The Agency's exceptions are denied.
1. 5 U.S.C. º 5542(b)(2)(B)(iv), entitled "Overtime rates; computation," provides, in pertinent part, that overtime may not be paid for time spent in a travel status unless the travel:
(iv) results from an event which could not be scheduled or controlled administratively [by the Agency], including travel by an employee to such an event and the return of such employee from such event to his or her official-duty station.
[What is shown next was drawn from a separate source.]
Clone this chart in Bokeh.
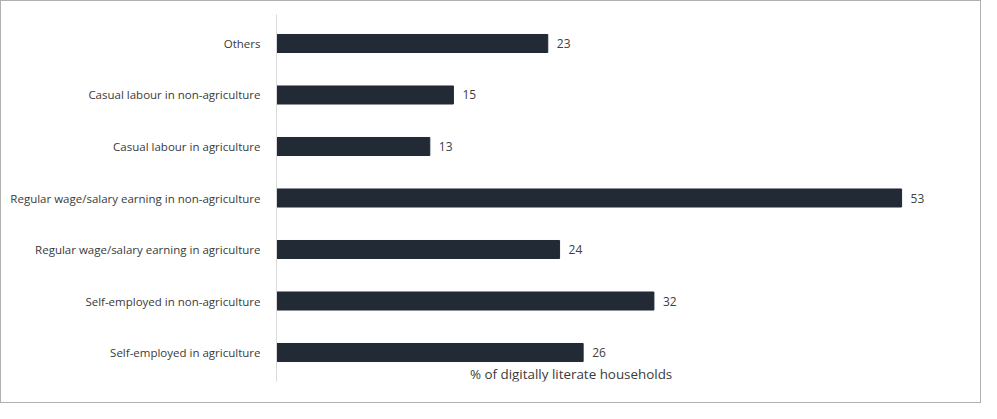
from bokeh.plotting import figure
from bokeh.models import Range1d, Label, ColumnDataSource, FactorRange
from bokeh.core.properties import value
from bokeh.embed import file_html
from bokeh.resources import INLINE

categories = [
    "Self-employed in agriculture",
    "Self-employed in non-agriculture",
    "Regular wage/salary earning in agriculture",
    "Regular wage/salary earning in non-agriculture",
    "Casual labour in agriculture",
    "Casual labour in non-agriculture",
    "Others",
]
values = [26, 32, 24, 53, 13, 15, 23]
value_labels = [str(v) for v in values]
x_label = "% of digitally literate households"

src = ColumnDataSource(dict(cat=categories, val=values, lab=value_labels))

W, H = 981, 403
p = figure(width=W, height=H,
           y_range=FactorRange(factors=categories, range_padding=0.063,
                               range_padding_units="absolute"),
           x_range=Range1d(0, 57.4),
           output_backend="svg", toolbar_location=None,
           min_border_left=275, min_border_right=29,
           min_border_top=13, min_border_bottom=23)
p.styles = {"border": "1px solid #b0b0b0", "box-sizing": "border-box"}
p.outline_line_color = None
p.xgrid.visible = False
p.ygrid.visible = False
p.xaxis.visible = False
p.background_fill_color = "white"
p.border_fill_color = "white"

p.hbar(y="cat", right="val", left=0, height=0.35, source=src,
       fill_color="#222a35", line_color="#222a35")
p.text(x="val", y="cat", text="lab", source=src, x_offset=9,
       text_baseline="middle", text_align="left",
       text_font=value("Open Sans"), text_font_size="12px", text_color="#404040")

ya = p.yaxis[0]
ya.major_tick_line_color = None
ya.minor_tick_line_color = None
ya.axis_line_color = "#d9d9d9"
ya.major_label_text_font = "Open Sans"
ya.major_label_text_font_size = "11.5px"
ya.major_label_text_color = "#3a3a3a"
ya.major_label_standoff = 10

p.add_layout(Label(x=16.4, y=0.09, text=x_label, text_align="left",
                   text_baseline="middle", text_font="Open Sans",
                   text_font_size="13.4px", text_color="#3a3a3a"))

open("out.html", "w").write(file_html(p, INLINE))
2. We note that the Arbitrator and the parties examined and relied on Comptroller General precedent to resolve the grievance. The Authority previously has applied Comptroller General precedent concerning overtime matters. See e.g., U.S. Department of the Air Force, Oklahoma City Air Logistics Command, Tinker Air Force Base, Oklahoma and American Federation of Government Employees, Local 916, 47 FLRA 786 (1993); and U.S. Department of Justice, Immigration and Naturalization Service, Washington, D.C. and American Federation of Government Employees, National Immigration and Naturalization Council, 44 FLRA 343 (1992). Consistent with this precedent and the record in this case, for purposes of this decision, we examine and apply Comptroller General precedent.